In the code we see several sqr and self_sqr calls that we are interested in here. For example, both $x$ and $y$ get squared, so why don’t we simply place the bug-inducing value in $x$ or $y$ and try to compute a conforming point? There are 2 issues:
- Such a point might simply not exist. For example, if we set $x$ to a particular value, that doesn’t automatically mean that the curve equation $y^2=x^3+b$ (the curve in barretenberg has $a=0$) will have roots (there is a 50% chance).
- The initial check performed by the server ensures that $y^2=x^3+b$, so if we put the buggy value directly in $x$ or $y$ the first check will fail, so we need to be smarter.
So we need to find other “squares”. Here they are:
- $3x^2$. We needed to check that $\frac{\mathit{buggy\_value}}{3}\ mod\ p$ is a quadratic residue, then compute two possible $x$ if it was and check if we could derive valid points from those.
// T0 = x*x
Fq T0 = x.sqr();
// T3 = 3T0
T3 = T0 + T0;
T3 += T0;
// x2 = T3*T3
x = T3.sqr();
- $y^2$. Here we needed to check that the buggy value is a quadratic residue and find solutions to equation $x^3+3-\mathit{buggy\_value}=0$
// T1 = y*y
Fq T1 = y.sqr();
// T2 = T2*T1 = y*y*y*y
Fq T2 = T1.sqr();
- $x+y^2$ We needed to find solutions to the equation $x^3+x+3-\mathit{buggy\_value}=0$. Then check that there are actually points on those $x$.
// T0 = x*x
Fq T0 = x.sqr();
// T1 = y*y
Fq T1 = y.sqr();
// T1 = T1 + x = x + y*y
T1 += x;
// T1 = T1 * T1
T1.self_sqr();
To simplify checks, I added a library function that just doubled the point using buggy code.
Barretenberg assumes that the point is on curve $y^2=x^3+b$, where $b$ is embedded in the point itself, so it takes no part in computation. Knowing $(x,y)$ it is easy to compute $b$ and then it’s possible to compute the curve’s order.
I factored all the orders and collected points with subgroups small enough to be useful. Once I had enough buggy points, I could send them to the server, get erroneous shared points and solve discrete logarithm in subgroups using pollard’s rho algorithm. Using Chinese remainder theorem they could reconstruct the private key.
After reconstructing the private key contestants could simply assume the role of the server, replay the conversation with authentication and decrypt the password. Then all that was left is to submit it to the server.
Complete Solution
- Discover buggy flags in assembly, create a script to generate various inputs triggering those bugs and producing erroneous squared values
- Convert those values back from Montgomery form.
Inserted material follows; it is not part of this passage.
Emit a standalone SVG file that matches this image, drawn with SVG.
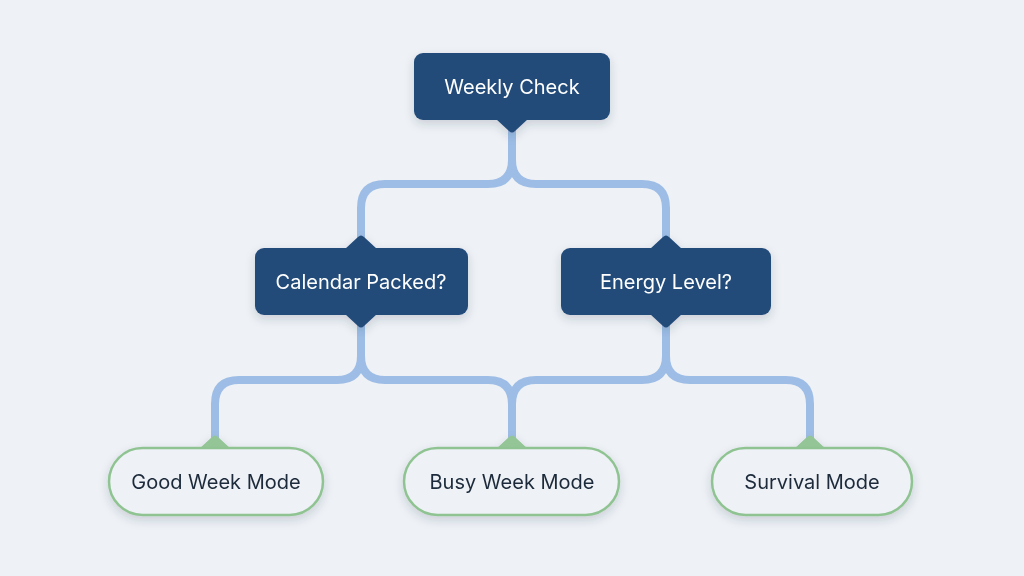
<svg xmlns="http://www.w3.org/2000/svg" width="1024" height="576" viewBox="0 0 1024 576">
  <defs>
    <filter id="sh" x="-20%" y="-30%" width="140%" height="170%">
      <feDropShadow dx="0" dy="4" stdDeviation="5" flood-color="#1f3550" flood-opacity="0.18"/>
    </filter>
  </defs>
  <style>
    .bg { fill: #eef1f5; }
    .dark { fill: #224b7a; }
    .light { fill: #eef1f5; stroke: #8fc492; stroke-width: 2.5; }
    .gtab { fill: #93c596; }
    .conn { fill: none; stroke: #9dbde6; stroke-width: 8; stroke-linecap: round; stroke-linejoin: round; }
    .tw { font-family: Inter, "Noto Sans", "Liberation Sans", sans-serif; font-size: 20px; fill: #ffffff; text-anchor: middle; dominant-baseline: central; }
    .td { font-family: Inter, "Noto Sans", "Liberation Sans", sans-serif; font-size: 20px; fill: #1c2a3a; text-anchor: middle; dominant-baseline: central; }
  </style>
  <rect class="bg" x="0" y="0" width="1024" height="576"/>

  <g id="connectors">
    <path class="conn" d="M512,130 V160 Q512,184 488,184 H385 Q361,184 361,208 V240"/>
    <path class="conn" d="M512,160 Q512,184 536,184 H642 Q666,184 666,208 V240"/>
    <path class="conn" d="M361,320 V356 Q361,380 337,380 H239 Q215,380 215,404 V440"/>
    <path class="conn" d="M361,356 Q361,380 385,380 H488 Q512,380 512,404 V440"/>
    <path class="conn" d="M666,320 V356 Q666,380 642,380 H536 Q512,380 512,404"/>
    <path class="conn" d="M666,356 Q666,380 690,380 H786 Q810,380 810,404 V440"/>
  </g>

  <g id="weekly-check" filter="url(#sh)">
    <rect class="dark" x="414" y="53" width="196" height="67" rx="9"/>
    <path class="dark" d="M496,119 L509,131 Q512,134 515,131 L528,119 Z"/>
    <text class="tw" x="512" y="87">Weekly Check</text>
  </g>

  <g id="calendar-packed" filter="url(#sh)">
    <rect class="dark" x="255" y="248" width="213" height="67" rx="9"/>
    <path class="dark" d="M345,249 L358,237 Q361,234 364,237 L377,249 Z"/>
    <path class="dark" d="M345,314 L358,326 Q361,329 364,326 L377,314 Z"/>
    <text class="tw" x="361" y="282">Calendar Packed?</text>
  </g>

  <g id="energy-level" filter="url(#sh)">
    <rect class="dark" x="561" y="248" width="210" height="67" rx="9"/>
    <path class="dark" d="M650,249 L663,237 Q666,234 669,237 L682,249 Z"/>
    <path class="dark" d="M650,314 L663,326 Q666,329 669,326 L682,314 Z"/>
    <text class="tw" x="666" y="282">Energy Level?</text>
  </g>

  <g id="good-week-mode" filter="url(#sh)">
    <path class="gtab" d="M199,449 L212,437 Q215,434 218,437 L231,449 Z"/>
    <rect class="light" x="109" y="448" width="214" height="67" rx="33.5"/>
    <text class="td" x="216" y="482">Good Week Mode</text>
  </g>

  <g id="busy-week-mode" filter="url(#sh)">
    <path class="gtab" d="M496,449 L509,437 Q512,434 515,437 L528,449 Z"/>
    <rect class="light" x="404" y="448" width="215" height="67" rx="33.5"/>
    <text class="td" x="512" y="482">Busy Week Mode</text>
  </g>

  <g id="survival-mode" filter="url(#sh)">
    <path class="gtab" d="M794,449 L807,437 Q810,434 813,437 L826,449 Z"/>
    <rect class="light" x="712" y="448" width="200" height="67" rx="33.5"/>
    <text class="td" x="812" y="482">Survival Mode</text>
  </g>
</svg>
- Put them into the three equations and check if there are roots.
- If there are roots, compute the points.
- Check that the points actually trigger bugs and if they do, save them and resulting points on other curves.
- Check curves' orders. Factor them and collect subgroups with solvable dlog.
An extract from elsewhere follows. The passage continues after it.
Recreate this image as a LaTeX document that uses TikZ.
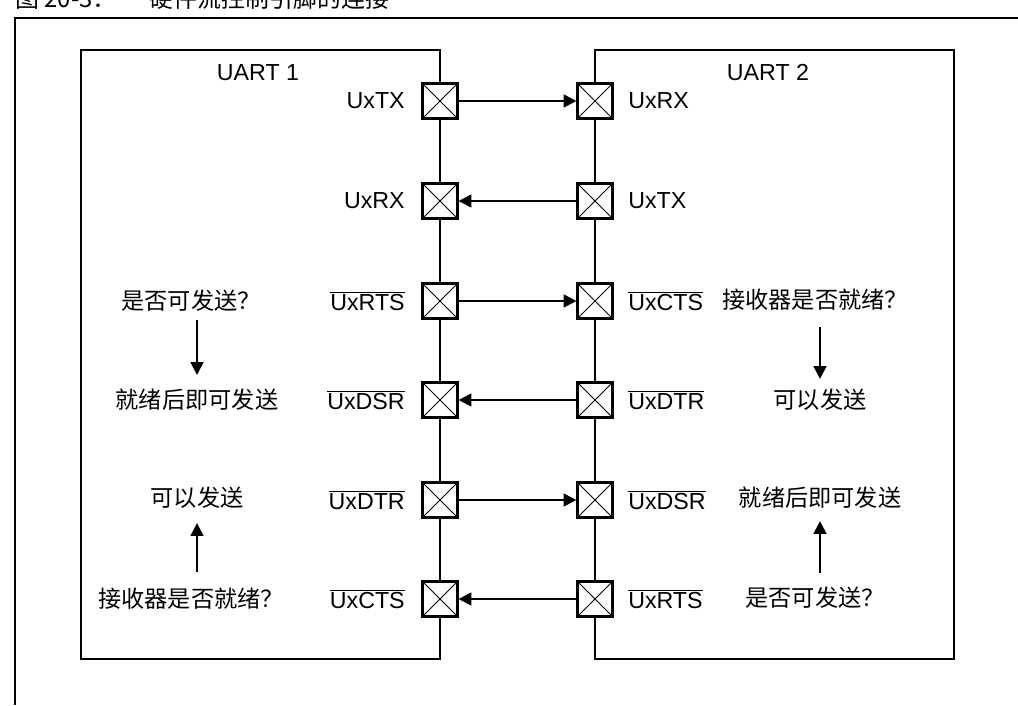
\documentclass[tikz,border=0pt]{standalone}
\usepackage{fontspec}
\setmainfont{Liberation Sans}
\newfontfamily\cjk{Noto Sans CJK SC}
\usetikzlibrary{arrows.meta}
\newcommand{\ovl}[1]{$\overline{\hbox{#1}}$}

\begin{document}
\begin{tikzpicture}[x=0.025cm, y=-0.025cm,
  uart/.style={draw, line width=1.6pt},
  pin/.style={rectangle, draw, fill=white, line width=1.5pt, minimum size=0.875cm,
              inner sep=0pt,
              path picture={\draw[line width=0.6pt]
                (path picture bounding box.south west) -- (path picture bounding box.north east)
                (path picture bounding box.north west) -- (path picture bounding box.south east);}},
  lpin/.style={anchor=east, inner sep=0pt, font=\fontsize{16.5}{19}\selectfont},
  rpin/.style={anchor=west, inner sep=0pt, font=\fontsize{16.5}{19}\selectfont},
  note/.style={inner sep=0pt, font=\cjk\fontsize{16.5}{20}\selectfont},
  sig/.style={line width=1.4pt, -{Triangle[length=0.32cm, width=0.32cm]}},
  flow/.style={line width=1.4pt, -{Triangle[length=0.32cm, width=0.32cm]}},
]
\useasboundingbox (0,0) rectangle (1018,705);
% outer frame and (cut off) caption
\draw[line width=2pt] (15,705) -- (15,18) -- (1018,18);
\node[anchor=base west, inner sep=0pt, font=\cjk\fontsize{17}{20}\selectfont] (title) at (15,7.5)
  {图 20-3：\hspace{1.4em}硬件流控制引脚的连接};

% the two UARTs
\draw[uart] (440,50) rectangle (81,659);
\draw[uart] (595,50) rectangle (954,659);
\node[font=\fontsize{16.5}{19}\selectfont] (u1) at (258,73) {UART 1};
\node[font=\fontsize{16.5}{19}\selectfont] (u2) at (768,73) {UART 2};

% pins of UART 1
\node[pin] (tx1)  at (440,101) {};
\node[pin] (rx1)  at (440,201) {};
\node[pin] (rts1) at (440,301) {};
\node[pin] (dsr1) at (440,400) {};
\node[pin] (dtr1) at (440,500) {};
\node[pin] (cts1) at (440,599) {};
\node[lpin] at (405,101) {UxTX};
\node[lpin] at (405,201) {UxRX};
\node[lpin] at (405,301) {\ovl{UxRTS}};
\node[lpin] at (405,400) {\ovl{UxDSR}};
\node[lpin] at (405,500) {\ovl{UxDTR}};
\node[lpin] at (405,599) {\ovl{UxCTS}};

% pins of UART 2
\node[pin] (rx2)  at (595,101) {};
\node[pin] (tx2)  at (595,201) {};
\node[pin] (cts2) at (595,301) {};
\node[pin] (dtr2) at (595,400) {};
\node[pin] (dsr2) at (595,500) {};
\node[pin] (rts2) at (595,599) {};
\node[rpin] at (628,101) {UxRX};
\node[rpin] at (628,201) {UxTX};
\node[rpin] at (628,301) {\ovl{UxCTS}};
\node[rpin] at (628,400) {\ovl{UxDTR}};
\node[rpin] at (628,500) {\ovl{UxDSR}};
\node[rpin] at (628,599) {\ovl{UxRTS}};

% signals between the UARTs
\draw[sig] (tx1.east) -- (rx2.west);
\draw[sig] (tx2.west) -- (rx1.east);
\draw[sig] (rts1.east) -- (cts2.west);
\draw[sig] (dtr2.west) -- (dsr1.east);
\draw[sig] (dtr1.east) -- (dsr2.west);
\draw[sig] (rts2.west) -- (cts1.east);

% handshake notes, UART 1
\node[note] (ask1)   at (191,301) {是否可发送？};
\node[note] (go1)    at (197,400) {就绪后即可发送};
\node[note] (ok1)    at (197,498) {可以发送};
\node[note] (ready1) at (191,599) {接收器是否就绪？};
\draw[flow, shorten <=0.2cm, shorten >=0.35cm] (ask1.south -| go1.north) -- (go1.north);
\draw[flow, shorten <=0.4cm, shorten >=0.35cm] (ready1.north -| ok1.south) -- (ok1.south);

% handshake notes, UART 2
\node[note] (ready2) at (815,300) {接收器是否就绪？};
\node[note] (ok2)    at (820,400) {可以发送};
\node[note] (go2)    at (820,498) {就绪后即可发送};
\node[note] (ask2)   at (815,598) {是否可发送？};
\draw[flow, shorten <=0.4cm, shorten >=0.25cm] (ready2.south -| ok2.north) -- (ok2.north);
\draw[flow, shorten <=0.35cm, shorten >=0.3cm] (ask2.north -| go2.south) -- (go2.south);
\end{tikzpicture}
\end{document}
- Once there are enough subgroups so that the CRT of their orders is larger than the original scalar group order by a few factors, switch to interacting with the server.
- Send buggy points to the server and receive shared points that should now be on other curves.
- Solve appropriate subgroup dlogs.
- Reconstuct server’s private key
- Replay the legitimate capture that is distributed with the task, assuming the role of the server and get the decrypted password.
- Send it to the server and get the flag.